The financial markets have enjoyed a strong recovery this year, despite growth rates in the global economy — and particularly the advanced economies — continuing to head downwards. With activity nowcasts (the prediction of the present, the very near future and the very recent past) continuing to plummet, and manufacturing sectors weaker than at any time since 2012, markets may have become too complacent about recession risks.
In the final quarter of last year, market behaviour was consistent with two economic shocks operating in tandem. The collapse in global equities and a drop in break-even inflation expectations in the bond market pointed to a negative demand blow to the world economy.
A simultaneous rise in real bond yields and a rising dollar were characteristic of a hawkish stance in monetary policy, notably from the US Federal Reserve. These two shocks were probably almost equally important in explaining the meltdown in risk assets last year.
Since the turn of the year, both factors have begun to reverse. There has been a moderate recovery in China: monetary aggregates indicate that expansionary domestic policy is beginning to gain traction and trade risks are abating. The Fulcrum nowcast for China has bounced from a low of 4.0 per cent in mid-December to 5.2 per cent now.
With China apparently turning the corner, markets seem willing to overlook the continuing slowdown in the advanced economies, which has taken the latest growth rate to only 0.8 per cent, 0.9 per cent below trend. This is perversely seen as good news because it will reduce the likelihood of further interest rate increases.
The dovish turn in US monetary policy has been confirmed by an unusual volte-face in policy guidance by the Fed leadership in the space of a few weeks. As recently as mid-December, the Federal Open Market Committee suggested that policy rates were likely to rise by 75 basis points before stabilising. By the end of January, the FOMC had almost deleted its guidance about further rate increases.
Normally, a shift on this scale occurs only during the onset of a recession. Yet markets are clearly operating on the assumption that recession risks remain very low, with growth likely to bounce back to trend.
This phase of the cycle is often described as the Goldilocks zone, in which growth — like the heroine’s porridge in The Story of the Three Bears — is neither too hot nor too cold. In this phase, bad news on growth can often be good news for markets, as it has been lately.
This phase in the cycle can last several years, but the data need careful watching, especially while the situation in several big economies is still deteriorating.
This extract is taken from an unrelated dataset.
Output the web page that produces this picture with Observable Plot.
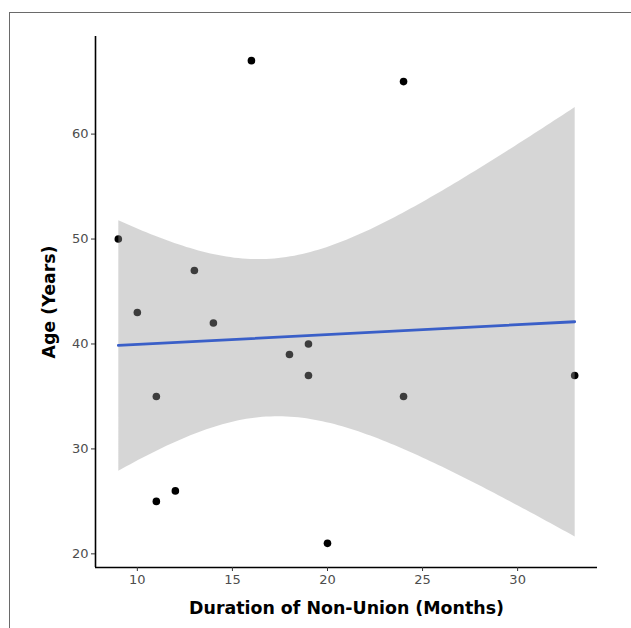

Goldilocks can all too easily get eaten by one or more of the three “bears”: recession, financial instability or inflation.
The boundaries of the Goldilocks zone cannot be precisely defined, but the Fulcrum nowcasting system can give some guidance (see box).
According to the nowcasts, the probability of “strong expansion” (that is above trend growth) in the US this year has fallen from 80 per cent to only 20 per cent as the economy has slowed recently. This has reduced the probability that strong growth rates will breach the Goldilocks zone in an upward direction, implying a hawkish Fed.
Meanwhile, growth is still high enough to indicate that the risk of outright recession in the next 12 months remains close to zero. The model, therefore, still implies that growth in the Goldilocks zone is likely and markets have rallied on this development.
In the eurozone the message is somewhat different. The probability of strong expansion has fallen to a negligible 10 per cent. Furthermore, the probability of a cyclical recession (defined as two quarters in which the growth rate is more than one standard deviation below trend, implying gross domestic product growth at -0.5 per cent annualised) has started to rise. A so-called “technical” recession, in which growth dips below zero for two quarters, in now estimated to be 25 per cent probable.
These results imply that while the US is still clinging to the middle of the Goldilocks zone, the eurozone is flirting with the bottom boundary of its zone. Any further decline in the nowcast would see a large increase in the probability of a European recession this year.
With the Japanese nowcast already in negative territory and Asian trade flows headed sharply downwards, the markets may not be able to ignore much further weakness in the world economy.
The Fulcrum nowcasting system (see February report here) can gauge whether the advanced economies are remaining within a Goldilocks comfort zone, where activity growth is neither threatening an imminent recession nor facing hostile action from the central banks.
Growth in the advanced economies slowed from 2.3 per cent in November to 0.8 per cent now — too far below trend for comfort. Furthermore, there is no sign yet that the downward momentum is beginning to improve.
The nowcast framework provides estimates of the probability of above-trend growth, or “strong expansion”, in the next 12 months, and also the probability that a cyclical recession will be experienced. If neither of these events occur, then growth is likely to remain within the Goldilocks zone.
In the US, the probability of strong expansion has fallen sharply in recent months, but the model still reports that recession risks are low. There is, therefore, a high probability that Goldilocks remains intact.
However, in the eurozone, the probability of strong expansion has plummeted, while the likelihood of recession has begun to increase. Although a Goldilocks scenario is still reported to be the most likely outcome, it would require only a small further decline in the nowcast for recession risks in the continental European economy to rise sharply.